Whilst instances of abusive land-grabbing practices have certainly occurred in Central and East Africa, the wider phenomenon of the African land grab has not materialised to the predicted degree. It appears that something of a gap has developed between what’s being reported and what’s actually happening on the ground with actual figures not quite living up to press accusations. The most comprehensive and impartial database on global land grabs, the Land Matrix Global Observatory, recently stated that both the number and size of global land grabs had been “significantly exaggerated”. Sensationalist media outlets and advocacy groups are either negligently or deliberately overplaying the scale of land acquisitions in the region to meet their own agendas. Dramatic headlines that incite imagery such a rush to carve up the African continent by rich foreign investors have also failed to materialise for the most part.
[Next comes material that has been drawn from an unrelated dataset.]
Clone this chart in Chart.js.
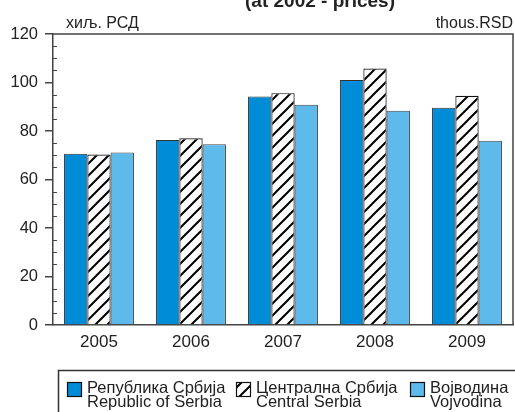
<!DOCTYPE html>
<html lang="sr">
<head>
  <meta charset="UTF-8" />
  <title>Просечна зарада</title>
  <script src="https://cdn.jsdelivr.net/npm/chart.js"></script>
  <style>
    body {
      margin: 0;
      background: #fff;
      font-family: "Liberation Sans", Arial, sans-serif;
    }
  </style>
</head>
<body>
  <canvas id="chart" width="515" height="412"></canvas>

  <script>
    // Data
    const years = ['2005', '2006', '2007', '2008', '2009'];
    const serbia = [70.6, 76.3, 94.2, 101.0, 89.6];
    const centralSerbia = [70.3, 77.0, 95.6, 105.8, 94.5];
    const vojvodina = [71.1, 74.5, 90.8, 88.4, 76.0];
    const namesSr = ['Република Србија', 'Централна Србија', 'Војводина'];
    const namesEn = ['Republic of Serbia', 'Central Serbia', 'Vojvodina'];
    const yTicks = [0, 20, 40, 60, 80, 100, 120];

    const FONT = '"Liberation Sans", Arial, sans-serif';
    const ctx = document.getElementById('chart').getContext('2d');

    // diagonal hatch for Central Serbia
    function makeHatch() {
      const c = document.createElement('canvas');
      c.width = 12; c.height = 12;
      const g = c.getContext('2d');
      g.fillStyle = '#fff';
      g.fillRect(0, 0, 12, 12);
      g.strokeStyle = '#000';
      g.lineWidth = 2;
      g.beginPath();
      g.moveTo(0, 12); g.lineTo(12, 0);
      g.moveTo(-6, 6); g.lineTo(6, -6);
      g.moveTo(6, 18); g.lineTo(18, 6);
      g.stroke();
      return ctx.createPattern(c, 'repeat');
    }
    const hatch = makeHatch();

    // frame, minor ticks, unit labels, cut title and legend box
    const decor = {
      id: 'decor',
      afterDraw(chart) {
        const { ctx, chartArea: a, scales } = chart;
        const y = scales.y;
        ctx.save();
        ctx.strokeStyle = '#444';
        ctx.lineWidth = 1.5;
        ctx.beginPath();
        ctx.moveTo(a.left, a.top);
        ctx.lineTo(a.right, a.top);
        ctx.lineTo(a.right, a.bottom);
        ctx.stroke();

        // minor ticks every 5
        ctx.lineWidth = 1;
        ctx.beginPath();
        for (let v = 5; v < 120; v += 5) {
          if (v % 20 === 0) continue;
          const py = Math.round(y.getPixelForValue(v)) + 0.5;
          ctx.moveTo(a.left, py);
          ctx.lineTo(a.left + 4, py);
        }
        ctx.stroke();

        ctx.fillStyle = '#222';
        ctx.font = '16px ' + FONT;
        ctx.textBaseline = 'alphabetic';
        ctx.textAlign = 'left';
        ctx.fillText('хиљ. РСД', 66, 28);
        ctx.textAlign = 'right';
        ctx.fillText('thous.RSD', 513, 28);

        ctx.font = 'bold 19px ' + FONT;
        ctx.textAlign = 'center';
        ctx.fillText('(at 2002 - prices)', 320, 7);

        // legend
        ctx.strokeStyle = '#333';
        ctx.lineWidth = 1.5;
        ctx.strokeRect(58.5, 370.5, 470, 60);
        const xs = [67, 236, 410];
        ctx.textAlign = 'left';
        ctx.font = '16.5px ' + FONT;
        chart.data.datasets.forEach((ds, i) => {
          ctx.fillStyle = ds.backgroundColor;
          ctx.fillRect(xs[i], 382, 14, 14);
          ctx.strokeStyle = '#111';
          ctx.lineWidth = 1.2;
          ctx.strokeRect(xs[i] + 0.5, 382.5, 14, 14);
          ctx.fillStyle = '#222';
          ctx.fillText(namesSr[i], xs[i] + 20, 393);
          ctx.fillText(namesEn[i], xs[i] + 20, 407);
        });
        ctx.restore();
      }
    };

    new Chart(ctx, {
      type: 'bar',
      data: {
        labels: years,
        datasets: [
          { label: namesSr[0], data: serbia, backgroundColor: '#008cd6', borderColor: '#333', borderWidth: 1 },
          { label: namesSr[1], data: centralSerbia, backgroundColor: hatch, borderColor: '#111', borderWidth: 1.2 },
          { label: namesSr[2], data: vojvodina, backgroundColor: '#5ebaeb', borderColor: '#444', borderWidth: 1 }
        ]
      },
      options: {
        responsive: false,
        animation: false,
        layout: { padding: { top: 34, right: 2, left: 0, bottom: 0 } },
        plugins: {
          legend: { display: false },
          tooltip: { enabled: false }
        },
        datasets: {
          bar: { categoryPercentage: 0.76, barPercentage: 1 }
        },
        scales: {
          x: {
            grid: { display: false, drawTicks: false },
            border: { display: true, color: '#444', width: 1.5 },
            ticks: { color: '#222', font: { family: FONT, size: 17 }, padding: 7 },
            afterFit(scale) { scale.height = 87; }
          },
          y: {
            min: 0,
            max: 120,
            afterBuildTicks(scale) { scale.ticks = yTicks.map(v => ({ value: v })); },
            grid: { drawOnChartArea: false, tickLength: 8, color: '#444', lineWidth: 1.5 },
            border: { display: true, color: '#444', width: 1.5 },
            ticks: { color: '#222', font: { family: FONT, size: 16.5 }, padding: 7 },
            afterFit(scale) { scale.width = 53; }
          }
        }
      },
      plugins: [decor]
    });
  </script>
</body>
</html>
New intensive agricultural practices are certainly changing the landscape of many African countries but the size of foreign ‘land-grabs’ may have been exaggerated | Source: New Security Beat

New intensive agricultural practices are certainly changing the landscape of many African countries but the size of foreign ‘land-grabs’ may have been exaggerated | Source: New Security Beat

This ‘gap’ looks to have been caused primarily because of a lack of impartial and accurate research on the subject. Much of the available information on land grabs rests on only the widely reported detail of deals, many of which fail to actually happen or occur on a much smaller scale. For example, a South African deal to initially purchase 10 million hectares in Congo-Brazzaville only actually resulted in a purchase of some 80,000 hectares, yet it was the former figure that has helped shape the rhetoric of a number of reports. The opaque nature of most deals and the complex ownership structures employed by numerous investment companies does little to help address this misinformation. Many predictions for land grabbing in Africa (most notably regarding the purchase of land for palm oil production) have been also extrapolated from the experience in South East Asia which are bound to differ to some degree at least. Region specific issues such as political instability; hidden taxes and corruption; poor infrastructure and the expensive costs of training local workforces are often left out in the rush to paint the continent as an attractive prospect for land-grabbers. The credible research that is now appearing also indicates that abusive ‘land-grabbing’ practices whilst financially prudent actually heighten the risks to investors. It found that communities (often working in conjunction with NGOs) in many instances now have the power to make life sufficiently difficult for such companies that unexpected costs and problems can cripple or even bring about the abandonment of projects altogether. Whilst the advent of accurate information may address many of the problems of over exaggeration, there still appears significant conflict over the land grab movement. In Liberia some ‘land grab crusaders’ from certain NGOs, have been accused of hijacking and knowingly misrepresenting the views of local residents with the intention of furthering their own causes. Such biased rhetoric should not appropriate the central position in public consciousness on foreign investment in Africa.